[WRITTEN PROBLEM]
Reproduce the data below in full and exclude every picture.

· · · ·

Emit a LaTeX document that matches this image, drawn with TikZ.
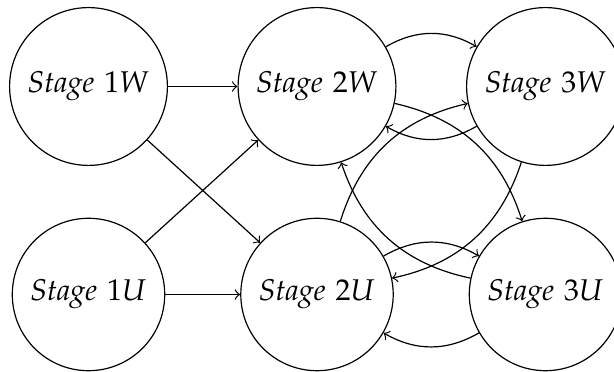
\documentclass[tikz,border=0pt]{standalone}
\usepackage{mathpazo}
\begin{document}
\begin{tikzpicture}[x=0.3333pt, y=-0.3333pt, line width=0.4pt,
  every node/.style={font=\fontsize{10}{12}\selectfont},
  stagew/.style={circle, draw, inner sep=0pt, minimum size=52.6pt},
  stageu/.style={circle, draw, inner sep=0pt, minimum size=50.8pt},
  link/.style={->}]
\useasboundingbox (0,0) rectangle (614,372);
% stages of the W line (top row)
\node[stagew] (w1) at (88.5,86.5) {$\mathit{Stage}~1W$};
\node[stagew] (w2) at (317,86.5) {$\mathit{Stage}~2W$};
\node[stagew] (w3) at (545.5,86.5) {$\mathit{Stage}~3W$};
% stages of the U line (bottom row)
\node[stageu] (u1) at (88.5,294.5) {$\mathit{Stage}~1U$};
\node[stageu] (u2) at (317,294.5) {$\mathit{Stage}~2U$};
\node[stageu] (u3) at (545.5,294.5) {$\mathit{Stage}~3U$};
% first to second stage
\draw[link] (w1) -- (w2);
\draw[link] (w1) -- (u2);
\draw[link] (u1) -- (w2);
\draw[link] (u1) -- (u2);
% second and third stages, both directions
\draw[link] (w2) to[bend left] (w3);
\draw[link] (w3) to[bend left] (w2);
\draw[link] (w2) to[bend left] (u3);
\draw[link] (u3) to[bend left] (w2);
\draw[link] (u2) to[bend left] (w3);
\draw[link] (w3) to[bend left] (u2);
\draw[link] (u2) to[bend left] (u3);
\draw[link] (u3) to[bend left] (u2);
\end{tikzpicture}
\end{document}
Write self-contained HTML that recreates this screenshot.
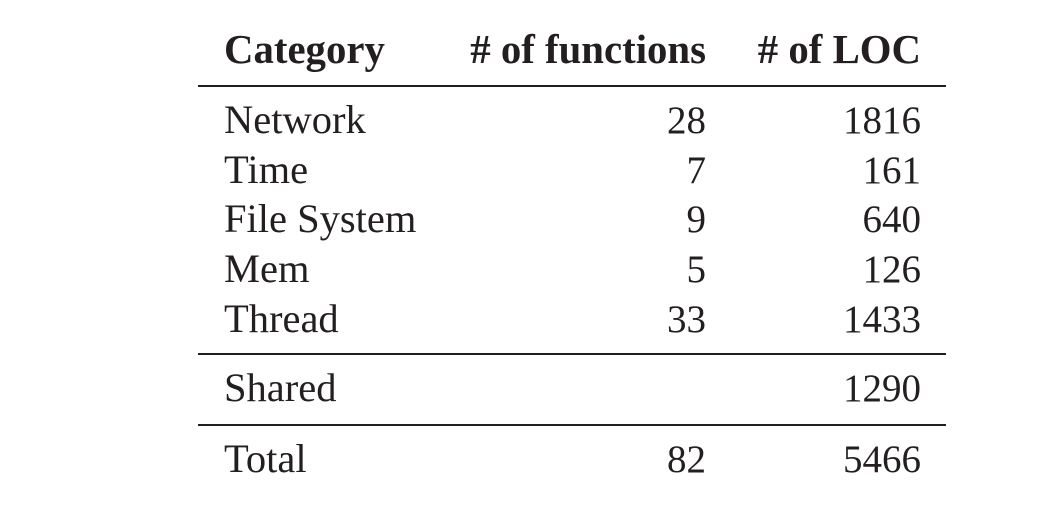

· · · ·

[PROBLEM SOLUTION]
Emit a LaTeX document that matches this image, drawn with TikZ.
\documentclass[tikz,border=0pt]{standalone}
\usepackage{mathpazo}
\begin{document}
\begin{tikzpicture}[x=0.3333pt, y=-0.3333pt, line width=0.4pt,
  every node/.style={font=\fontsize{10}{12}\selectfont},
  stagew/.style={circle, draw, inner sep=0pt, minimum size=52.6pt},
  stageu/.style={circle, draw, inner sep=0pt, minimum size=50.8pt},
  link/.style={->}]
\useasboundingbox (0,0) rectangle (614,372);
% stages of the W line (top row)
\node[stagew] (w1) at (88.5,86.5) {$\mathit{Stage}~1W$};
\node[stagew] (w2) at (317,86.5) {$\mathit{Stage}~2W$};
\node[stagew] (w3) at (545.5,86.5) {$\mathit{Stage}~3W$};
% stages of the U line (bottom row)
\node[stageu] (u1) at (88.5,294.5) {$\mathit{Stage}~1U$};
\node[stageu] (u2) at (317,294.5) {$\mathit{Stage}~2U$};
\node[stageu] (u3) at (545.5,294.5) {$\mathit{Stage}~3U$};
% first to second stage
\draw[link] (w1) -- (w2);
\draw[link] (w1) -- (u2);
\draw[link] (u1) -- (w2);
\draw[link] (u1) -- (u2);
% second and third stages, both directions
\draw[link] (w2) to[bend left] (w3);
\draw[link] (w3) to[bend left] (w2);
\draw[link] (w2) to[bend left] (u3);
\draw[link] (u3) to[bend left] (w2);
\draw[link] (u2) to[bend left] (w3);
\draw[link] (w3) to[bend left] (u2);
\draw[link] (u2) to[bend left] (u3);
\draw[link] (u3) to[bend left] (u2);
\end{tikzpicture}
\end{document}
Write self-contained HTML that recreates this screenshot.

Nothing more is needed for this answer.